__PROBLEM__: Pick every line with "chart" from the material below.
• • • • •
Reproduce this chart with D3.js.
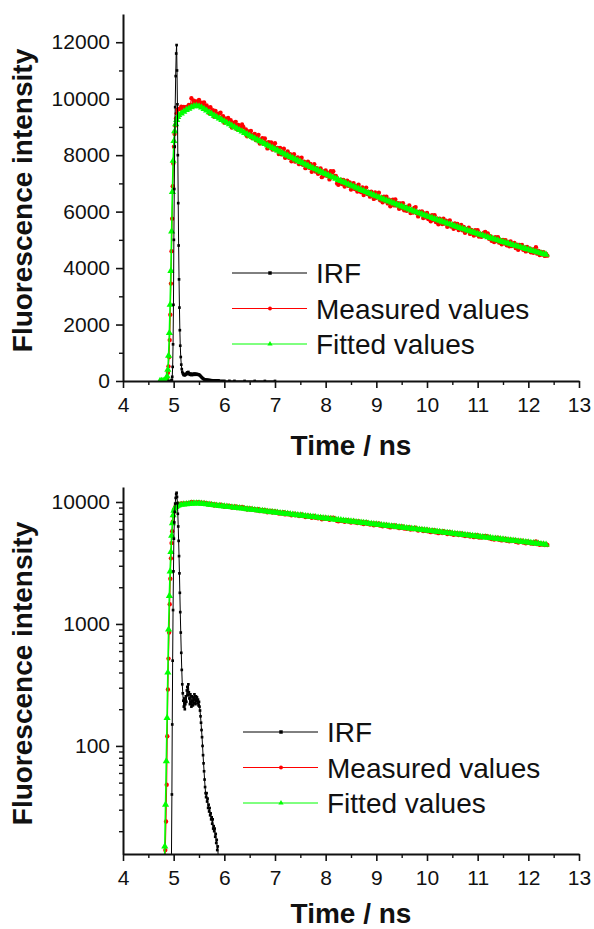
<!DOCTYPE html>
<html>
<head>
<meta charset="utf-8">
<script src="https://cdn.jsdelivr.net/npm/d3@7/dist/d3.min.js"></script>
<style>
  body { margin: 0; background: #fff; }
  svg { display: block; }
</style>
</head>
<body>
<div id="chart"></div>
<script>
// ---- data (time in ns, intensity in counts) ----

// instrument response function
var irfTime = [4.90, 4.94, 4.955, 4.965, 4.972, 4.98, 4.988, 4.996, 5.004, 5.012, 5.02, 5.03, 5.04, 5.05, 5.058,
  5.066, 5.074, 5.082, 5.09, 5.098, 5.106, 5.114, 5.122, 5.13, 5.14, 5.15, 5.16, 5.17, 5.18,
  5.19, 5.20, 5.21, 5.22, 5.23, 5.24, 5.25, 5.26, 5.27, 5.28, 5.29, 5.30, 5.31, 5.32, 5.33, 5.34, 5.35, 5.36,
  5.37, 5.38, 5.39, 5.40, 5.41, 5.42, 5.43, 5.44, 5.45, 5.46, 5.47, 5.48, 5.49, 5.50, 5.51, 5.52, 5.53, 5.54, 5.55,
  5.56, 5.57, 5.58, 5.59, 5.60, 5.61, 5.62, 5.63, 5.64, 5.65, 5.66, 5.67, 5.68, 5.69, 5.70, 5.71, 5.72, 5.73,
  5.74, 5.75, 5.76, 5.77, 5.78, 5.79, 5.80, 5.81, 5.82, 5.83, 5.84, 5.85, 5.86, 5.87, 5.88, 5.89, 5.90,
  5.95, 6.0, 6.1, 6.2, 6.4, 6.6, 6.8, 7.0];
var irfValue = [1, 3, 10, 40, 150, 500, 1300, 2700, 5000, 6800, 8300, 9700, 10800, 11600, 11900,
  11000, 9800, 8000, 6300, 4800, 3600, 2600, 1800, 1250, 850, 580, 420, 320, 270,
  235, 210, 245, 200, 220, 255, 230, 285, 305, 260, 320, 275, 245, 220, 265, 230, 210, 255,
  235, 215, 250, 225, 265, 240, 220, 255, 235, 250, 225, 240, 215, 230, 210, 195, 175, 155, 135,
  118, 100, 84, 72, 62, 53, 46, 41, 38, 41, 35, 37, 31, 33, 29, 31, 27, 28,
  25, 26, 23, 25, 21, 22, 20, 21, 18, 19, 16, 17, 14, 15, 12, 11, 9,
  7, 6, 5, 4, 3, 3, 2, 2];

// measured decay: rising edge, then channels every 0.025 ns from 5.1 ns
var measRiseTime = [4.80, 4.82, 4.835, 4.849, 4.862, 4.874, 4.886, 4.898, 4.91, 4.922, 4.934,
  4.946, 4.958, 4.97, 4.982, 4.994, 5.006, 5.018, 5.03, 5.045, 5.06, 5.075];
var measRiseValue = [2, 6, 14, 24, 48, 120, 290, 520, 850, 1450, 2350,
  3450, 4600, 5750, 6900, 7700, 8300, 8750, 9050, 9300, 9480, 9600];
var measStart = 5.1, measStep = 0.025;
var measValue = [
  9640, 9630, 9720, 9660, 9710, 9630, 9710, 9715, 9780, 9735, 10020, 9800, 9925, 9785, 9900, 9850, 9960, 9770, 9860, 9755,
  9870, 9650, 9760, 9670, 9490, 9700, 9550, 9590, 9360, 9570, 9420, 9470, 9310, 9500, 9310, 9380, 9150, 9290, 9230, 9320,
  9140, 9240, 8980, 9150, 9080, 9180, 8920, 9070, 8950, 8980, 9090, 9000, 8820, 8910, 8670, 8840, 8750, 8860, 8610, 8720,
  8750, 8530, 8660, 8720, 8410, 8550, 8600, 8400, 8590, 8440, 8240, 8460, 8350, 8450, 8200, 8340, 8420, 8170, 8260, 8040,
  8260, 8030, 8130, 8230, 7910, 8040, 8130, 7910, 8030, 7780, 7960, 8030, 7770, 7870, 7920, 7680, 7780, 7910, 7660, 7770,
  7540, 7700, 7770, 7550, 7690, 7410, 7570, 7680, 7420, 7540, 7340, 7460, 7530, 7220, 7420, 7290, 7460, 7270, 7370, 7140,
  7430, 7380, 7430, 7250, 7260, 7000, 6950, 7000, 7130, 6980, 7120, 6890, 7030, 7100, 6910, 7030, 6780, 6950, 7010, 6800,
  6910, 6710, 6950, 6810, 6690, 6860, 6590, 6760, 6850, 6620, 6700, 6530, 6710, 6610, 6450, 6680, 6490, 6600, 6670, 6400,
  6500, 6330, 6530, 6380, 6530, 6290, 6420, 6190, 6350, 6420, 6220, 6430, 6220, 6300, 6100, 6290, 6130, 6300, 6050, 6170,
  6030, 6170, 6220, 5950, 6070, 5970, 6130, 6160, 5940, 5830, 6000, 5910, 6010, 5770, 5930, 5800, 5950, 5740, 5830, 5660,
  5870, 5710, 5870, 5630, 5750, 5550, 5750, 5670, 5560, 5750, 5580, 5680, 5460, 5620, 5690, 5470, 5540, 5390, 5580, 5430,
  5560, 5350, 5460, 5530, 5340, 5460, 5250, 5390, 5310, 5430, 5210, 5350, 5290, 5150, 5340, 5190, 5340, 5120, 5220, 5110,
  5220, 5250, 5280, 5200, 5230, 5040, 5130, 4970, 5060, 4920, 5090, 4960, 5090, 4900, 4990, 4840, 5000, 4880, 4990, 4810,
  4910, 4770, 4940, 4780, 4840, 4890, 4710, 4830, 4650, 4820, 4710, 4820, 4650, 4730, 4590, 4750, 4620, 4700, 4560, 4660,
  4540, 4660, 4740, 4510, 4610, 4460, 4570, 4480, 4560, 4430, 4500, 4440];

// fitted curve: rising edge, then every 0.05 ns from 5.1 ns
var fitRiseTime = [4.73, 4.76, 4.79, 4.81, 4.825, 4.84, 4.855, 4.87, 4.885, 4.90, 4.915,
  4.93, 4.945, 4.96, 4.975, 4.99, 5.005, 5.02, 5.04, 5.06, 5.08];
var fitRiseValue = [1, 1, 2, 5, 15, 33, 75, 170, 400, 900, 1700,
  2700, 3900, 5300, 6700, 7800, 8500, 8850, 9100, 9250, 9350];
var fitStart = 5.1, fitStep = 0.05;
var fitValue = [
  9420, 9480, 9540, 9600, 9650, 9700, 9735, 9750, 9730, 9690,
  9640, 9580, 9520, 9460, 9400, 9350, 9300, 9250, 9200, 9148,
  9096, 9044, 8993, 8942, 8891, 8841, 8791, 8741, 8692, 8643,
  8594, 8545, 8497, 8449, 8401, 8353, 8306, 8259, 8212, 8166,
  8119, 8073, 8028, 7982, 7937, 7892, 7848, 7803, 7759, 7715,
  7672, 7628, 7585, 7542, 7500, 7457, 7415, 7373, 7331, 7290,
  7249, 7208, 7167, 7126, 7086, 7046, 7006, 6966, 6927, 6888,
  6849, 6810, 6771, 6733, 6695, 6657, 6619, 6582, 6544, 6507,
  6470, 6434, 6397, 6361, 6325, 6289, 6254, 6218, 6183, 6148,
  6113, 6079, 6044, 6010, 5976, 5942, 5909, 5875, 5842, 5809,
  5776, 5743, 5711, 5678, 5646, 5614, 5583, 5551, 5520, 5488,
  5457, 5426, 5396, 5365, 5335, 5305, 5275, 5245, 5215, 5186,
  5156, 5127, 5098, 5069, 5041, 5012, 4984, 4956, 4928, 4900,
  4872, 4844, 4817, 4790, 4763, 4736, 4709, 4682, 4656, 4629,
  4603, 4577, 4551, 4525, 4500, 4474];

var xTicks = [4, 5, 6, 7, 8, 9, 10, 11, 12, 13];
var xMinorTicks = [4.5, 5.5, 6.5, 7.5, 8.5, 9.5, 10.5, 11.5, 12.5];
var linTicks = [0, 2000, 4000, 6000, 8000, 10000, 12000];
var linMinorTicks = [1000, 3000, 5000, 7000, 9000, 11000];
var logTicks = [100, 1000, 10000];
var logMinorTicks = [20, 30, 40, 50, 60, 70, 80, 90, 200, 300, 400, 500, 600, 700, 800, 900,
  2000, 3000, 4000, 5000, 6000, 7000, 8000, 9000];
var seriesNames = ["IRF", "Measured values", "Fitted values"];

// ---- build point lists ----
var irf = irfTime.map(function(t, i) { return {t: t, v: irfValue[i]}; });
var measured = measRiseTime.map(function(t, i) { return {t: t, v: measRiseValue[i]}; })
  .concat(measValue.map(function(v, i) { return {t: measStart + i * measStep, v: v}; }));
var fitted = fitRiseTime.map(function(t, i) { return {t: t, v: fitRiseValue[i]}; })
  .concat(fitValue.map(function(v, i) { return {t: fitStart + i * fitStep, v: v}; }));

var series = [
  {name: seriesNames[1], data: measured, color: "#ff0000", marker: "circle", size: 15, width: 1},
  {name: seriesNames[2], data: fitted, color: "#00ff00", marker: "triangle", size: 22, width: 1.6},
  {name: seriesNames[0], data: irf, color: "#000000", marker: "square", size: 7, width: 1}
];

var FONT = "'Liberation Sans', Arial, Helvetica, sans-serif";
var W = 594, H = 929;

var svg = d3.select("#chart").append("svg").attr("width", W).attr("height", H)
  .style("font-family", FONT);

var markerPath = function(kind, size) {
  if (kind === "triangle") return d3.symbol().type(d3.symbolTriangle).size(size)();
  if (kind === "square") return d3.symbol().type(d3.symbolSquare).size(size)();
  return d3.symbol().type(d3.symbolCircle).size(size)();
};

var styleAxis = function(g, strokeW) {
  g.attr("font-family", FONT).attr("font-size", 21);
  g.select(".domain").attr("stroke", "#111").attr("stroke-width", 2);
  g.selectAll(".tick line").attr("stroke", "#111").attr("stroke-width", strokeW);
  g.selectAll(".tick text").attr("fill", "#111");
};

var drawPanel = function(cfg, idx) {
  var x = d3.scaleLinear().domain([4, 13]).range([123, 579]);
  var y = cfg.log
    ? d3.scaleLog().domain([13, 13270]).range([cfg.bottom, cfg.top])
    : d3.scaleLinear().domain([0, 13000]).range([cfg.bottom, cfg.top]);

  var g = svg.append("g").attr("class", "panel");

  svg.append("clipPath").attr("id", "clip" + idx).append("rect")
    .attr("x", 123).attr("y", cfg.top - 10).attr("width", 456).attr("height", cfg.bottom - cfg.top + 10);

  var plot = g.append("g").attr("clip-path", "url(#clip" + idx + ")");
  var line = d3.line().x(function(d) { return x(d.t); }).y(function(d) { return y(d.v); });

  series.forEach(function(s) {
    plot.append("path").datum(s.data)
      .attr("fill", "none").attr("stroke", s.color).attr("stroke-width", s.width)
      .attr("d", line);
    plot.append("g").selectAll("path").data(s.data).enter().append("path")
      .attr("d", markerPath(s.marker, s.size))
      .attr("fill", s.color)
      .attr("transform", function(d) { return "translate(" + x(d.t) + "," + y(d.v) + ")"; });
  });

  // axes
  var xa = g.append("g").attr("transform", "translate(0," + cfg.bottom + ")")
    .call(d3.axisBottom(x).tickValues(xTicks).tickSize(7).tickSizeOuter(0).tickPadding(9).tickFormat(d3.format("d")));
  styleAxis(xa, 1.6);
  var xm = g.append("g").attr("transform", "translate(0," + cfg.bottom + ")")
    .call(d3.axisBottom(x).tickValues(xMinorTicks).tickSize(4).tickFormat(""));
  xm.select(".domain").remove();
  xm.selectAll(".tick line").attr("stroke", "#111").attr("stroke-width", 1.4);

  var ya = g.append("g").attr("transform", "translate(123,0)")
    .call(d3.axisLeft(y).tickValues(cfg.log ? logTicks : linTicks).tickSize(7).tickSizeOuter(0).tickPadding(6).tickFormat(d3.format("d")));
  styleAxis(ya, 1.6);
  var ym = g.append("g").attr("transform", "translate(123,0)")
    .call(d3.axisLeft(y).tickValues(cfg.log ? logMinorTicks : linMinorTicks).tickSize(4).tickFormat(""));
  ym.select(".domain").remove();
  ym.selectAll(".tick line").attr("stroke", "#111").attr("stroke-width", 1.4);

  // axis titles
  g.append("text")
    .attr("transform", "translate(32," + ((cfg.top + cfg.bottom) / 2 + 3) + ") rotate(-90)")
    .attr("text-anchor", "middle").attr("font-size", 28).attr("font-weight", "bold").attr("fill", "#111")
    .text("Fluorescence intensity");
  g.append("text")
    .attr("x", 351).attr("y", cfg.titleY)
    .attr("text-anchor", "middle").attr("font-size", 28).attr("font-weight", "bold").attr("fill", "#111")
    .text("Time / ns");

  // legend
  var legendOrder = [series[2], series[0], series[1]];
  var lg = g.append("g").attr("transform", "translate(" + cfg.legendX + "," + cfg.legendY + ")");
  legendOrder.forEach(function(s, i) {
    var row = lg.append("g").attr("transform", "translate(0," + (i * 35.5) + ")");
    row.append("line").attr("x1", 0).attr("x2", 75).attr("y1", 0).attr("y2", 0)
      .attr("stroke", s.color).attr("stroke-width", 1);
    row.append("path").attr("d", markerPath(s.marker, 12)).attr("fill", s.color)
      .attr("transform", "translate(38,0)");
    row.append("text").attr("x", 84).attr("y", 10).attr("font-size", 28).attr("fill", "#111")
      .text(s.name);
  });
};

drawPanel({log: false, top: 14, bottom: 381, titleY: 455, legendX: 232, legendY: 273}, 0);
drawPanel({log: true, top: 487, bottom: 854, titleY: 923, legendX: 243, legendY: 732}, 1);
</script>
</body>
</html>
• • • • •
__WRITTEN RESPONSE__:
Reproduce this chart with D3.js.
<div id="chart"></div>
var svg = d3.select("#chart").append("svg").attr("width", W).attr("height", H)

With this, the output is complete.